### Collected data ###
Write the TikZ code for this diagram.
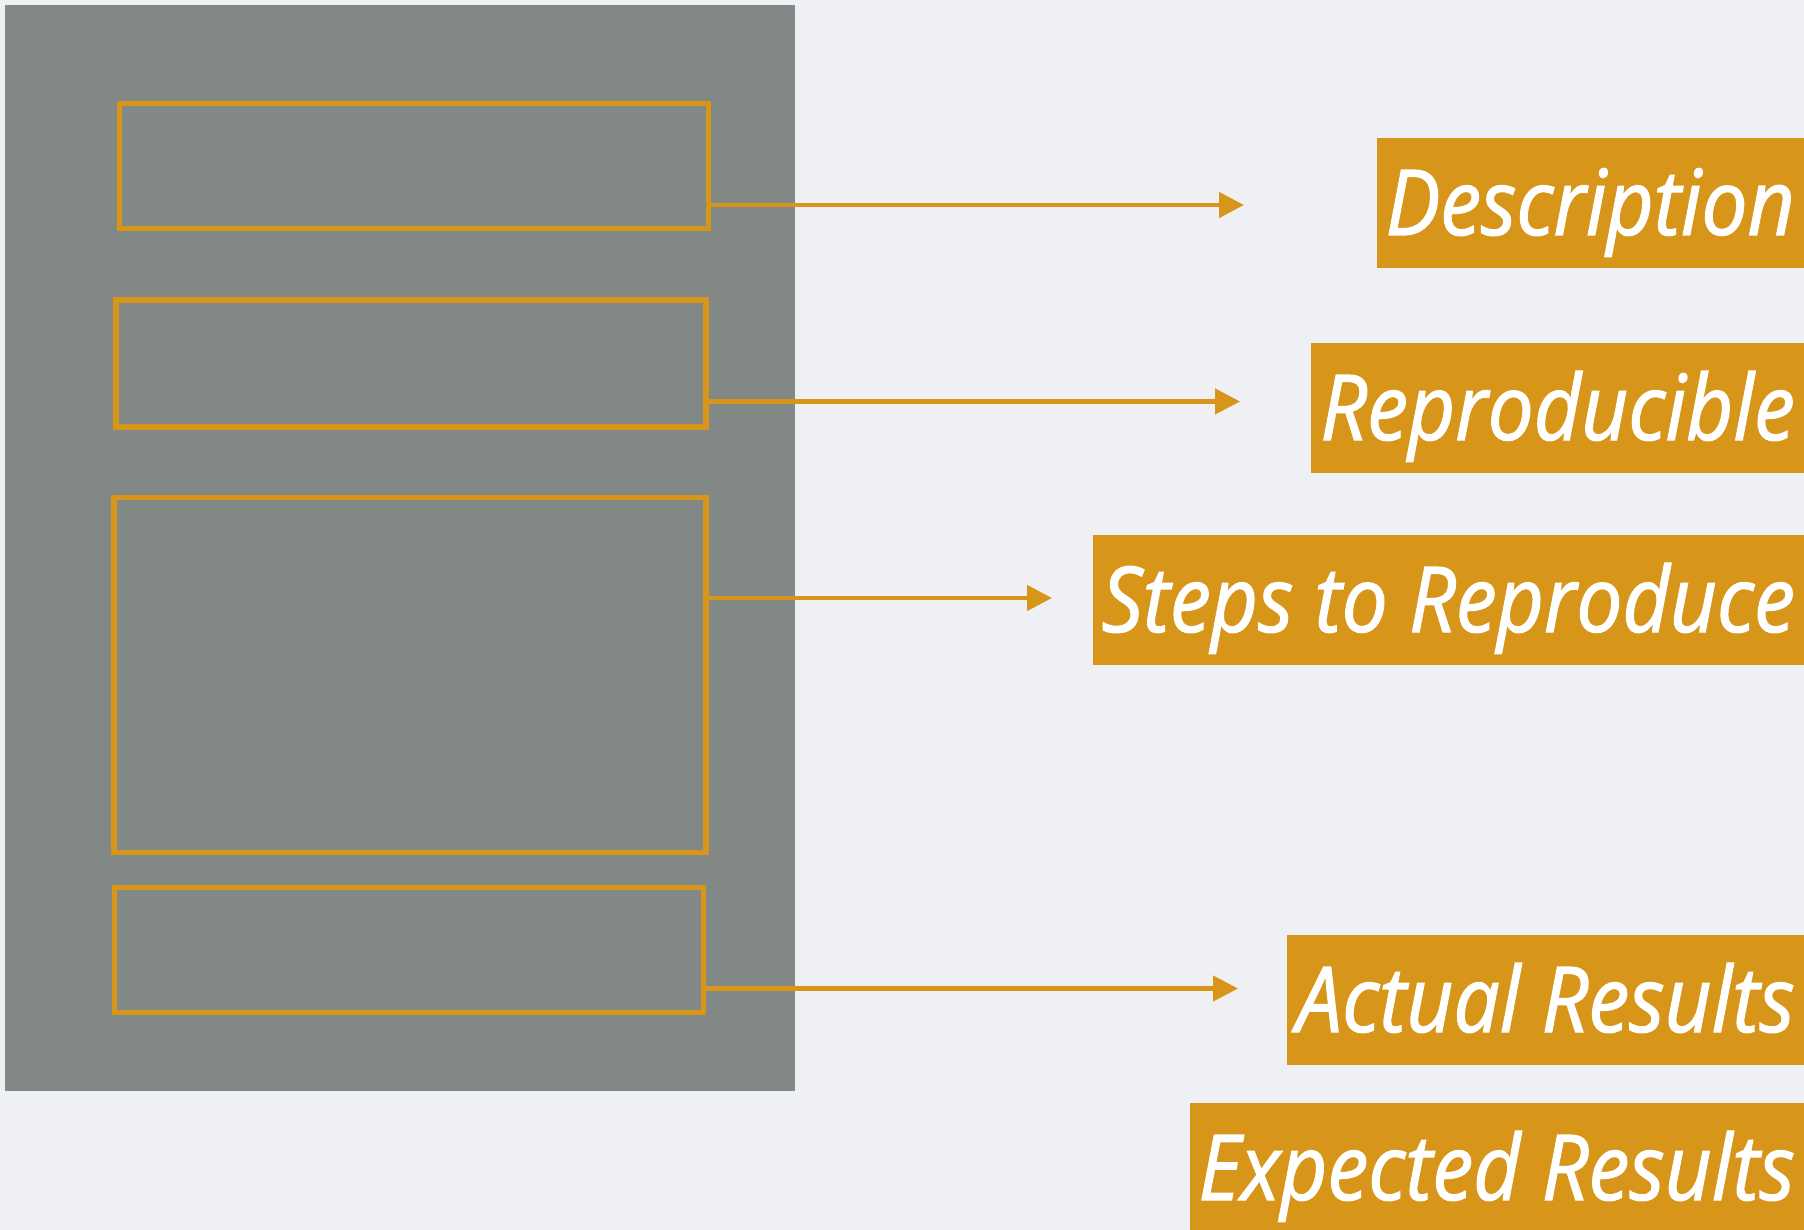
\documentclass[tikz,border=0pt]{standalone}
\usepackage{fontspec}
\setmainfont[FakeStretch=0.9, ItalicFeatures={FakeBold=1.3}]{Open Sans}
\usepackage{tikz}
\usetikzlibrary{arrows.meta,positioning}

\definecolor{bugorange}{HTML}{D7961A}
\definecolor{pagegray}{HTML}{828885}
\definecolor{slidebg}{HTML}{EEF0F3}

\begin{document}
\begin{tikzpicture}[
  x=1pt, y=-1pt,
  field/.style={draw=bugorange, line width=5.5pt, inner sep=0pt, outer sep=0pt},
  tag/.style={fill=bugorange, text=white, anchor=east, inner xsep=9pt, inner ysep=0pt,
    minimum height=130pt, text height=64pt, text depth=0pt,
    font=\fontsize{91}{100}\selectfont\itshape},
  link/.style={draw=bugorange, line width=4.5pt, -{Triangle[length=25pt,width=25pt]}},
]
\useasboundingbox[fill=slidebg] (0,0) rectangle (1804,1230);

% the report page with its four fields
\node[fill=pagegray, inner sep=0pt, minimum width=790pt, minimum height=1086pt] (page) at (400,548) {};
\node[field, minimum width=589pt, minimum height=125pt] (f1) at (414,166) {};
\node[field, minimum width=590pt, minimum height=127pt] (f2) at (411,363.5) {};
\node[field, minimum width=592pt, minimum height=355pt] (f3) at (410,675) {};
\node[field, minimum width=589pt, minimum height=125pt] (f4) at (409,950) {};

% labels on the right
\node[tag] (desc) at (1804,203) {Description};
\node[tag] (repr) at (1804,408) {Reproducible};
\node[tag] (steps) at (1804,600) {Steps to Reproduce};
\node[tag] (actual) at (1804,1000) {Actual Results};
\node[tag] (expect) at (1804,1168) {Expected Results};

\coordinate (t1) at (1244,205);
\coordinate (t2) at (1240,401.5);
\coordinate (t3) at (1052,598);
\coordinate (t4) at (1238,988.5);
\draw[link] (f1.east |- t1) -- (t1);
\draw[link] (f2.east |- t2) -- (t2);
\draw[link] (f3.east |- t3) -- (t3);
\draw[link] (f4.east |- t4) -- (t4);
\end{tikzpicture}
\end{document}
###
=== Direction ===
Make an exact copy of the data above, pictures excluded.

=== Solution for this exercise ===
Write the TikZ code for this diagram.
\documentclass[tikz,border=0pt]{standalone}
\usepackage{fontspec}
\setmainfont[FakeStretch=0.9, ItalicFeatures={FakeBold=1.3}]{Open Sans}
\usepackage{tikz}
\usetikzlibrary{arrows.meta,positioning}

\definecolor{bugorange}{HTML}{D7961A}
\definecolor{pagegray}{HTML}{828885}
\definecolor{slidebg}{HTML}{EEF0F3}

\begin{document}
\begin{tikzpicture}[
  x=1pt, y=-1pt,
  field/.style={draw=bugorange, line width=5.5pt, inner sep=0pt, outer sep=0pt},
  tag/.style={fill=bugorange, text=white, anchor=east, inner xsep=9pt, inner ysep=0pt,
    minimum height=130pt, text height=64pt, text depth=0pt,
    font=\fontsize{91}{100}\selectfont\itshape},
  link/.style={draw=bugorange, line width=4.5pt, -{Triangle[length=25pt,width=25pt]}},
]
\useasboundingbox[fill=slidebg] (0,0) rectangle (1804,1230);

% the report page with its four fields
\node[fill=pagegray, inner sep=0pt, minimum width=790pt, minimum height=1086pt] (page) at (400,548) {};
\node[field, minimum width=589pt, minimum height=125pt] (f1) at (414,166) {};
\node[field, minimum width=590pt, minimum height=127pt] (f2) at (411,363.5) {};
\node[field, minimum width=592pt, minimum height=355pt] (f3) at (410,675) {};
\node[field, minimum width=589pt, minimum height=125pt] (f4) at (409,950) {};

% labels on the right
\node[tag] (desc) at (1804,203) {Description};
\node[tag] (repr) at (1804,408) {Reproducible};
\node[tag] (steps) at (1804,600) {Steps to Reproduce};
\node[tag] (actual) at (1804,1000) {Actual Results};
\node[tag] (expect) at (1804,1168) {Expected Results};

\coordinate (t1) at (1244,205);
\coordinate (t2) at (1240,401.5);
\coordinate (t3) at (1052,598);
\coordinate (t4) at (1238,988.5);
\draw[link] (f1.east |- t1) -- (t1);
\draw[link] (f2.east |- t2) -- (t2);
\draw[link] (f3.east |- t3) -- (t3);
\draw[link] (f4.east |- t4) -- (t4);
\end{tikzpicture}
\end{document}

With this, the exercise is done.